Под финал вечера Маяковский просто стал бросать кукиши в зал, до этого жестко обругав собравшуюся публику, на что та, вместо того, чтобы обидеться, ответила смехом. Было много студентов и молодых рабочих. Публика так стремилась завладеть кукишами, что из-за них перед сценой чуть ли не вышла драка.

 

На хате у Вознесенских

 

А закончить эту статью я хочу одним литературным анекдотом, некоторые из героев которого еще живы. Не смотря на то, что никто из них не подтвердил достоверность описываемых в нем событий, вот уже какое десятилетие он передается из уст в уста.

 Итак: грядет Новогодняя ночь 1966-го года. В Театре на Таганке с успехом проходят «Антимиры» (постановка по стихам Андрея Вознесенского). Сам Вознесенский и его жена, Зоя Богуславская, получают квартиру в знаменитой сталинской высотке на Котельнической набережной. На одном из вечеров они встречают Беллу Ахмадулину и, узнав, что на Новый год она остается одна, приглашают к себе. Через некоторое время выясняется, что и Владимир Высоцкий после того, как отыграет в спектакле Гамлета 31-го декабря, тоже еще не знает, куда пойти, что и Вениамин Смехов, освобождаясь после новогоднего корпоратива, остается один. Вся эта дружная компания решает собраться вместе.

Обязанности распределяют так: от Зои Богуславской и Вознесенского хата и праздничный стол, от Беллы Ахмадулиной помощь по хозяйству, от Вениамина Смехова праздничная программа, а от Высоцкого Елка.

Про елку Высоцкий, конечно, забыл и, уже убегая с Таганки, вдруг вспомнил, что обещал. Схватил первую попавшуюся, стоявшую в холле театра, и притащил к Вознесенским.

Сидели весело. Разговор шел очень оживленный. Ели-пили… Вдруг в третьем часу Владимир Высоцкий говорит: «Хочу вам спеть свою новую песню». Несмотря на то, что никому никаких новых песен слушать уже не хотелось, всем пришлось согласиться. Не обижать же друга! «Чуть помедленнее, кони, чуть помедленнее! Не указчики вам кнут и плеть! Но что-то кони мне попались привередливые — И дожить не успел, мне допеть не успеть», — запел Высоцкий. При том, когда исполнял, то побелел так, что все испугались, что вот-вот у него случится сердечный приступ. Допев, Высоцкий спросил: «Ну как?» Однако, все настолько обрадовались, что закончилась эта песня, что не сумели этого скрыть.

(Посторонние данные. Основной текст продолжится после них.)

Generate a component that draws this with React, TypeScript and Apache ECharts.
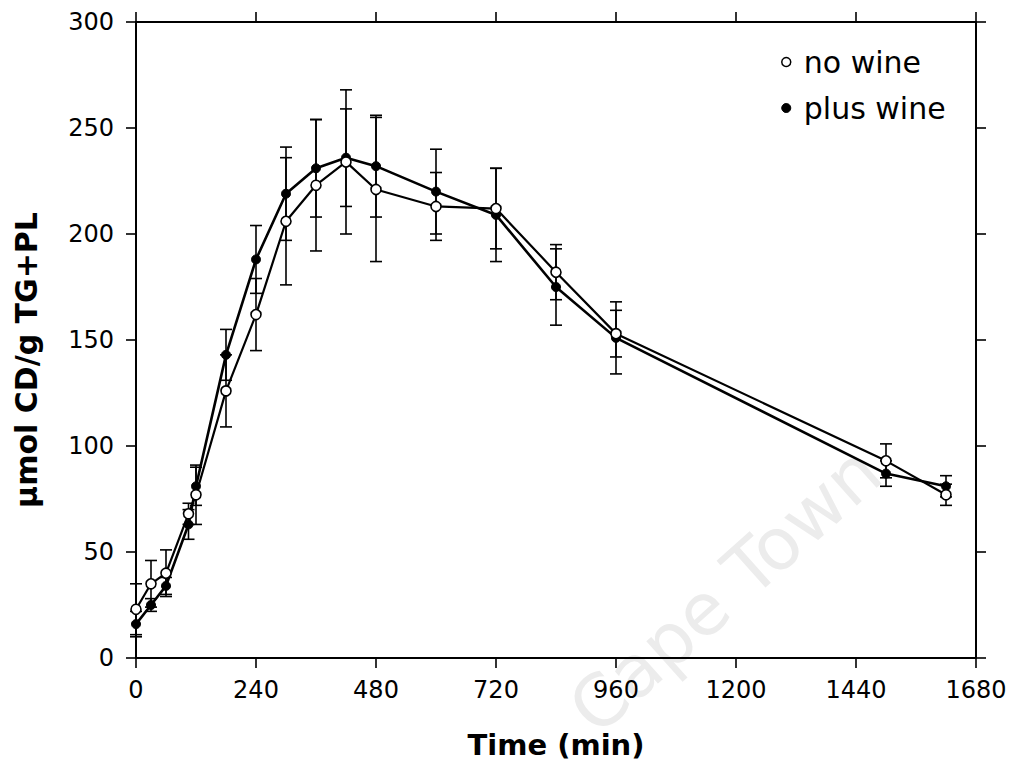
import React, { useEffect, useRef } from "react";
import * as echarts from "echarts";

const times = [0, 30, 60, 105, 120, 180, 240, 300, 360, 420, 480, 600, 720, 840, 960, 1500, 1620];
const noWine = [23, 35, 40, 68, 77, 126, 162, 206, 223, 234, 221, 213, 212, 182, 153, 93, 77];
const noWineSD = [12, 11, 11, 5, 14, 17, 17, 30, 31, 34, 34, 16, 19, 13, 11, 8, 5];
const plusWine = [16, 25, 34, 63, 81, 143, 188, 219, 231, 236, 232, 220, 209, 175, 151, 87, 81];
const plusWineSD = [6, 3, 4, 7, 9, 12, 16, 22, 23, 23, 24, 20, 22, 18, 17, 6, 5];
const xTicks = { min: 0, max: 1680, interval: 240 };
const yTicks = { min: 0, max: 300, interval: 50 };

const FONT = "DejaVu Sans";

function errData(vals: number[], sds: number[]) {
  return times.map((t, i) => [t, vals[i] - sds[i], vals[i] + sds[i]]);
}

function errRender(params: any, api: any) {
  const x = api.value(0);
  const lo = api.coord([x, api.value(1)]);
  const hi = api.coord([x, api.value(2)]);
  const w = 6;
  const style = { stroke: "#000", lineWidth: 1.6 };
  return {
    type: "group",
    children: [
      { type: "line", shape: { x1: lo[0], y1: lo[1], x2: hi[0], y2: hi[1] }, style },
      { type: "line", shape: { x1: hi[0] - w, y1: hi[1], x2: hi[0] + w, y2: hi[1] }, style },
      { type: "line", shape: { x1: lo[0] - w, y1: lo[1], x2: lo[0] + w, y2: lo[1] }, style },
    ],
  };
}

export default function App() {
  const ref = useRef<HTMLDivElement>(null);
  useEffect(() => {
    if (!ref.current) return;
    const chart = echarts.init(ref.current, null, { renderer: "svg" });
    const axisCommon = {
      axisLine: { show: true, onZero: false, lineStyle: { color: "#000", width: 2 } },
      axisTick: { show: true, inside: false, length: 10, lineStyle: { color: "#000", width: 1.6 } },
      splitLine: { show: false },
    };
    chart.setOption({
      animation: false,
      backgroundColor: "#fff",
      grid: { left: 136, right: 40, top: 22, bottom: 104 },
      xAxis: [
        {
          ...axisCommon,
          type: "value",
          position: "bottom",
          min: xTicks.min,
          max: xTicks.max,
          interval: xTicks.interval,
          axisLabel: { color: "#000", fontSize: 24, fontFamily: FONT, margin: 20, formatter: (v: number) => String(v) },
          name: "Time (min)",
          nameLocation: "middle",
          nameGap: 72,
          nameTextStyle: { color: "#000", fontSize: 29, fontWeight: "bold", fontFamily: FONT },
        },
        {
          ...axisCommon,
          type: "value",
          position: "top",
          min: xTicks.min,
          max: xTicks.max,
          interval: xTicks.interval,
          axisLabel: { show: false },
        },
      ],
      yAxis: [
        {
          ...axisCommon,
          type: "value",
          position: "left",
          min: yTicks.min,
          max: yTicks.max,
          interval: yTicks.interval,
          axisLabel: { color: "#000", fontSize: 24, fontFamily: FONT, margin: 22 },
        },
        {
          ...axisCommon,
          type: "value",
          position: "right",
          min: yTicks.min,
          max: yTicks.max,
          interval: yTicks.interval,
          axisLabel: { show: false },
        },
      ],
      legend: {
        orient: "vertical",
        left: 776,
        top: 42,
        itemGap: 16,
        itemWidth: 9,
        itemHeight: 9,
        icon: "circle",
        textStyle: { color: "#000", fontSize: 30, fontFamily: FONT, padding: [0, 0, 0, 8] },
        data: [
          { name: "no wine", itemStyle: { color: "#fff", borderColor: "#000", borderWidth: 1.5 } },
          { name: "plus wine", itemStyle: { color: "#000", borderColor: "#000", borderWidth: 1 } },
        ],
      },
      graphic: [
        {
          type: "text",
          x: 725,
          y: 590,
          rotation: 0.73,
          z: -10,
          style: {
            text: "Cape Town",
            fill: "#ececec",
            font: `72px ${FONT}`,
            align: "center",
            verticalAlign: "middle",
          },
        },
        {
          type: "text",
          x: 26,
          y: 360,
          rotation: Math.PI / 2,
          style: {
            text: "µmol CD/g TG+PL",
            fill: "#000",
            font: `bold 30px ${FONT}`,
            align: "center",
            verticalAlign: "middle",
          },
        },
      ],
      series: [
        {
          name: "plus wine err",
          type: "custom",
          renderItem: errRender,
          data: errData(plusWine, plusWineSD),
          encode: { x: 0, y: [1, 2] },
          z: 1,
          silent: true,
        },
        {
          name: "no wine err",
          type: "custom",
          renderItem: errRender,
          data: errData(noWine, noWineSD),
          encode: { x: 0, y: [1, 2] },
          z: 1,
          silent: true,
        },
        {
          name: "plus wine",
          type: "line",
          data: times.map((t, i) => [t, plusWine[i]]),
          symbol: "circle",
          symbolSize: 9,
          showAllSymbol: true,
          lineStyle: { color: "#000", width: 2.6 },
          itemStyle: { color: "#000", borderColor: "#000", borderWidth: 1 },
          z: 3,
        },
        {
          name: "no wine",
          type: "line",
          data: times.map((t, i) => [t, noWine[i]]),
          symbol: "circle",
          symbolSize: 10,
          showAllSymbol: true,
          lineStyle: { color: "#000", width: 2.2 },
          itemStyle: { color: "#fff", borderColor: "#000", borderWidth: 1.6 },
          z: 4,
        },
      ],
    });
    return () => chart.dispose();
  }, []);
  return (
    <div
      ref={ref}
      style={{ position: "fixed", left: 0, top: 0, width: 1016, height: 764, background: "#fff" }}
    />
  );
}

Обидевшись, бард выбежал от Вознесенских.

Первое января. Два часа дня. В Театре на Таганке детская Елка. Уже который раз дети кричат: «Раз, два, три, елочка гори! Раз, два, три, елочка гори!», но не зажигается елка. Наконец чей-то папа замечает: «А что же вы зажигаете? Ведь елки-то нет!» И тут Дед Мороз — Вениамин Смехов вспоминает, где вчера он эту красавицу видел.